Su Dingqiang was born in June 1936. He graduated from the Department of Astronomy at Nanjing University in 1959 and served as a teaching assistant at the department from 1959 to 1962. From 1962 to 2003, he worked at Nanjing Institute of Astronomy and Optical Technology affiliated with the National Astronomical Observatory of the Chinese Academy of Sciences, and there, he participated in the development of many astronomical instruments such as the 2.16-meter telescope.

 

Since he was transferred to Nanjing University in 2003, he has worked as a professor, doctoral supervisor at the Department of Astronomy at the university and as a research fellow at Nanjing Institute for Astronomical Optics and Technology. He served as president of the Chinese Astronomical Society from 2002 to 2006, chairman of the 9th Commission of the International Astronomical Union (IAU) from 2000 to 2003, and a deputy to the 8th and 9th National People’s Congress. He was elected a fellow (academician) of the Chinese Academy of Sciences in 1991.


Take Courses Teaching

He once taught Basics of General Relativity and Introduction to Cosmology.

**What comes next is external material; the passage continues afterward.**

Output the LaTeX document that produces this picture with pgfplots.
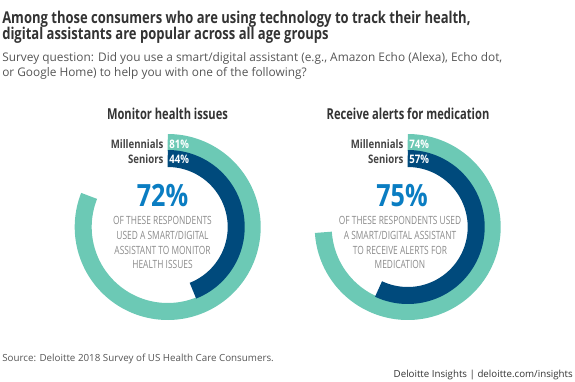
\documentclass[border=0pt]{standalone}
\usepackage{fontspec}
\setmainfont{Open Sans}
\newfontfamily\condfont{Open Sans}[FakeStretch=0.82]
\newfontfamily\ttlcond{Open Sans}[FakeStretch=0.80]
\newfontfamily\pcond{Open Sans}[FakeStretch=0.74]
\newfontfamily\capsfont{Open Sans}[FakeStretch=0.74]
\usepackage{pgfplots}
\pgfplotsset{compat=1.18}
\definecolor{mteal}{HTML}{6CC9B5}
\definecolor{dblue}{HTML}{004A7C}
\definecolor{bigblue}{HTML}{0A7DC2}
\definecolor{ttl}{HTML}{333333}
\definecolor{subc}{HTML}{555555}
\definecolor{capsc}{HTML}{8A8A8A}
\definecolor{lblc}{HTML}{444444}
\tikzset{
  ttlfont/.style={font=\ttlcond\bfseries\fontsize{12.2}{14}\selectfont, text=ttl, inner sep=0pt},
  subfont/.style={font=\fontsize{8.9}{10}\selectfont, text=subc, inner sep=0pt},
  pttl/.style={anchor=base, font=\pcond\bfseries\fontsize{11.3}{13}\selectfont, text=ttl, inner sep=0pt},
  lbl/.style={anchor=base east, font=\condfont\bfseries\fontsize{8.8}{10}\selectfont, text=lblc, inner sep=0pt},
  pct/.style={anchor=base west, font=\condfont\bfseries\fontsize{8.8}{10}\selectfont, text=white, inner sep=0pt},
  big/.style={anchor=base, font=\condfont\bfseries\fontsize{23}{24}\selectfont, text=bigblue, inner sep=0pt},
  caps/.style={anchor=base, font=\capsfont\fontsize{8.5}{10}\selectfont, text=capsc, inner sep=0pt},
}
\begin{document}
\begin{tikzpicture}
\begin{axis}[name=ax, x=0.75pt, y=0.75pt, xmin=0, xmax=575, ymin=0, ymax=382,
  y dir=reverse, hide axis, clip=false]
% Monitor health issues: Millennials 81, Seniors 44
\addplot[mteal, line width=12.75pt, domain=0:81, samples=160]
  ({167.7+84.5*sin(3.6*x)},{227-84.5*cos(3.6*x)});
\addplot[dblue, line width=12.75pt, domain=0:44, samples=100]
  ({167.7+68.5*sin(3.6*x)},{227-68.5*cos(3.6*x)});
% Receive alerts for medication: Millennials 74, Seniors 57
\addplot[mteal, line width=12.75pt, domain=0:74, samples=160]
  ({407.7+84.5*sin(3.6*x)},{227-84.5*cos(3.6*x)});
\addplot[dblue, line width=12.75pt, domain=0:57, samples=120]
  ({407.7+68.5*sin(3.6*x)},{227-68.5*cos(3.6*x)});

% titles
\node[anchor=base west, ttlfont] at (axis cs:2,23.5) {Among those consumers who are using technology to track their health,};
\node[anchor=base west, ttlfont] at (axis cs:2,39.5) {digital assistants are popular across all age groups};
\node[anchor=base west, subfont] at (axis cs:2,61.7) {Survey question: Did you use a smart/digital assistant (e.g., Amazon Echo (Alexa), Echo dot,};
\node[anchor=base west, subfont] at (axis cs:2,76) {or Google Home) to help you with one of the following?};

% panel titles
\node[pttl] at (axis cs:167.5,119) {Monitor health issues};
\node[pttl] at (axis cs:408,119) {Receive alerts for medication};

% ring labels
\node[lbl] at (axis cs:163.7,148) {Millennials};
\node[pct] at (axis cs:169.2,148) {81\%};
\node[lbl] at (axis cs:163.7,163.5) {Seniors};
\node[pct] at (axis cs:169.2,163.5) {44\%};
\node[lbl] at (axis cs:403.7,148) {Millennials};
\node[pct] at (axis cs:409.2,148) {74\%};
\node[lbl] at (axis cs:403.7,163.5) {Seniors};
\node[pct] at (axis cs:409.2,163.5) {57\%};

% big numbers
\node[big] at (axis cs:162.5,206) {72\%};
\node[big] at (axis cs:402,206) {75\%};

% caps texts
\node[caps] at (axis cs:162.5,224) {OF THESE RESPONDENTS};
\node[caps] at (axis cs:162.5,239) {USED A SMART/DIGITAL};
\node[caps] at (axis cs:162.5,254) {ASSISTANT TO MONITOR};
\node[caps] at (axis cs:162.5,268.5) {HEALTH ISSUES};
\node[caps] at (axis cs:400,224) {OF THESE RESPONDENTS USED};
\node[caps] at (axis cs:400,239) {A SMART/DIGITAL ASSISTANT};
\node[caps] at (axis cs:400,254) {TO RECEIVE ALERTS FOR};
\node[caps] at (axis cs:400,268.5) {MEDICATION};

% footer
\node[anchor=base west, font=\fontsize{7.35}{8}\selectfont, text=subc, inner sep=0pt]
  at (axis cs:2,361.5) {Source: Deloitte 2018 Survey of US Health Care Consumers.};
\node[anchor=base east, font=\fontsize{7.3}{8}\selectfont, text=ttl, inner sep=0pt]
  at (axis cs:573,377.5) {Deloitte Insights | deloitte.com/insights};
\end{axis}
\pgfresetboundingbox
\path (ax.south west) rectangle (ax.north east);
\end{tikzpicture}
\end{document}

Research Field Research Interests

His main research area is big telescope. In the study of telescope optics, he has come up with many new ideas, optical systems, and a series of new folding axis systems and trans-prism correctors. He and Wang Ya’nan worked together and co-established a special optimization program of the optical system.

 

He took the lead in developing China's first Lyot birefringence filter, proposed the idea of using active optics to produce an optical system with surface changes that cannot be achieved according to traditional concepts, and he played a leading role in developing China's first active optical experiment system. In cooperation with Wang Suiguan, he presented a preliminary plan for the large-area multi-target optical fiber spectral telescope (LAMOST), one of the national major scientific projects, which has been successfully developed.

 

Su has published 70 papers and won the first prize of the State Science and Technology Progress Award once, the second prize of the State Natural Science Award once, and the Chinese Academy of Sciences Award four times, and in all these awards, he was the first on the name lists of the awardees.  He also won the Ho Leung Ho Lee Science and Technology Progress Award in 1999. In recognition of his contributions, the asteroid No.19366 was officially named Su Dingqiang Asteroid.